Isis kills Iraqi police chief and 29 Kurds at security HQ
Two attacks in one day show the jihadist group’s ability to inflict widespread damage, despite US-led air strikes
Suspected Isis bombers assassinated an Iraqi provincial police chief and killed 28 people in an attack on a Kurdish security headquarters on Sunday, a second straight day of mass attacks that killed scores.
The two attacks, in the north and west of the country, showed the jihadist group’s ability to inflict damage on both the forces of the autonomous Kurdish region and the central government, despite US-led air strikes.
Isis claimed responsibility for the suicide bombing of a Kurdish security compound in the north, saying it had sent three foreign bombers: a German, a Saudi and a Turk, according to SITE, a group that monitors jihadi announcements. Hospital sources said Kurdish Peshmerga security forces and civilians were among the 28 killed in the attack in Qara Tappa, a mainly Kurdish town in the north of Diyala province, an ethnically and religiously mixed battleground area. As many as 90 people were wounded in the attack, which hit an administrative compound of Kurds that control the area.

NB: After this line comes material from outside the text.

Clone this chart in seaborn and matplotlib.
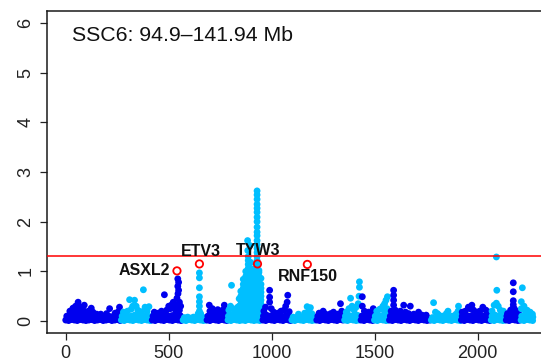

In the west, a bomb blast killed the chief of police of Anbar province, the vast, mainly Sunni region of the Euphrates valley that has been one of the main battlefields between government forces and Isis fighters for months.
The police commander, General Ahmad Sadak al-Dulaimi, was on patrol in an area where government forces have fought against Isis near a village 15km west of the provincial capital Ramadi, when a blast hit his convoy.